The Lake District is the UK’s most visited National Park and one of the country’s top tourist attractions. Its popularity is partly thanks to celebrated writer Beatrix Potter – though perhaps not in the way you might think.
Beatrix Potter was born in London in 1866 and first visited the Lake District at the age of 16. After many family holidays in the area, she bought a little farm in Near Sawrey called Hill Top, setting many of her books in and around the property. She subsequently married a local solicitor, William Heelis, and continued to live in her beloved Lake District until her death in 1943.
Today, Beatrix Potter’s books are read around the world and every year hundreds of thousands of fans come in search of Peter Rabbit and his friends, driving a lucrative cottage industry. Hill Top, run by the National Trust, is open to the public and William Heelis’s former office is now the Beatrix Potter Gallery, also run by the National Trust.
But that is only part of Beatrix Potter’s legacy.
After moving to Hill Top, Potter developed an interest in conserving the area’s unique landscape, supporting the efforts of the National Trust. Encouraged by her long-time friend Canon Hardwicke Rawnsley, a founder of the NT, she and Heelis bought and managed many local fell farms, including Troutbeck Park, a 1,900-acre farm under threat of development (she used Troutbeck Park as a setting for The Fairy Caravan). Potter also helped to improve rural living and local health care, opposed hydroplanes on Lake Windermere and became a prize-winning breeder of native Herdwick sheep (she became the first female president of the Herdwick Sheep Breeders' Association which celebrates its centenary this year).
When she died, Beatrix Potter left 4,000 acres of land to the National Trust, as well as 14 farms which she stipulated should all continue to graze Herdwicks. The Trust has continued Potter’s conservation work and now owns 91 hill farms in the area, most with mainly Herdwick flocks.

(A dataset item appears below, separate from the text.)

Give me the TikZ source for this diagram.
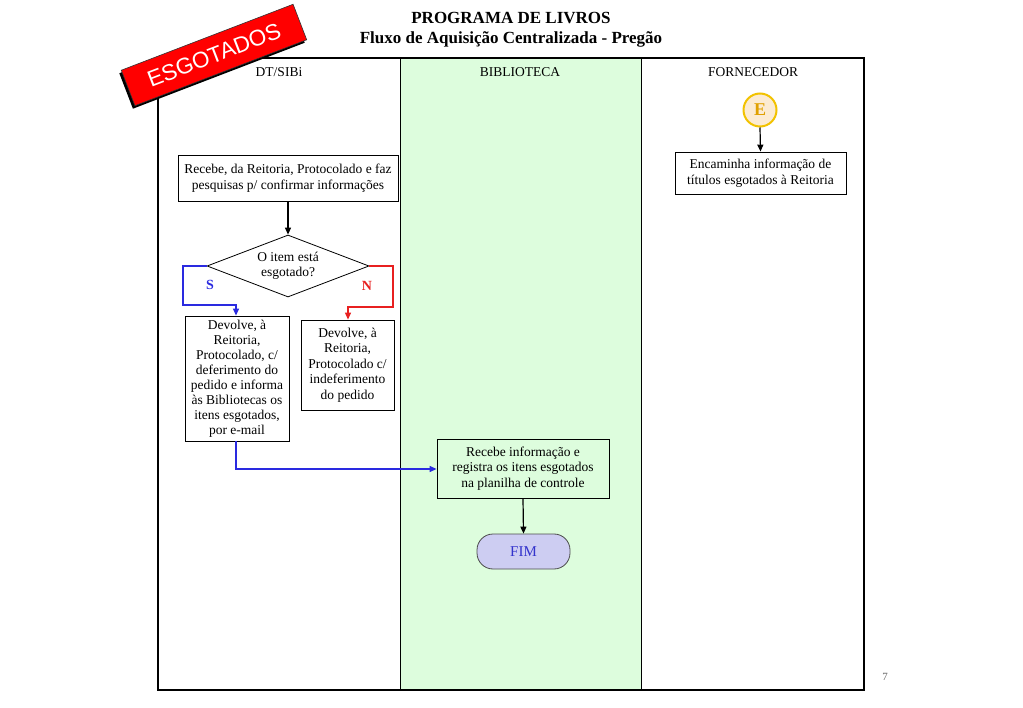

Without Beatrix Potter’s practical and tireless support, it’s doubtful whether the Lake District would have remained the place of spectacular beauty it is today; somewhere described by Wordsworth as ‘a sort of national property in which every man has a right and interest who has an eye to perceive and a heart to enjoy’, and a landscape which inspired the stories so loved by generations of children.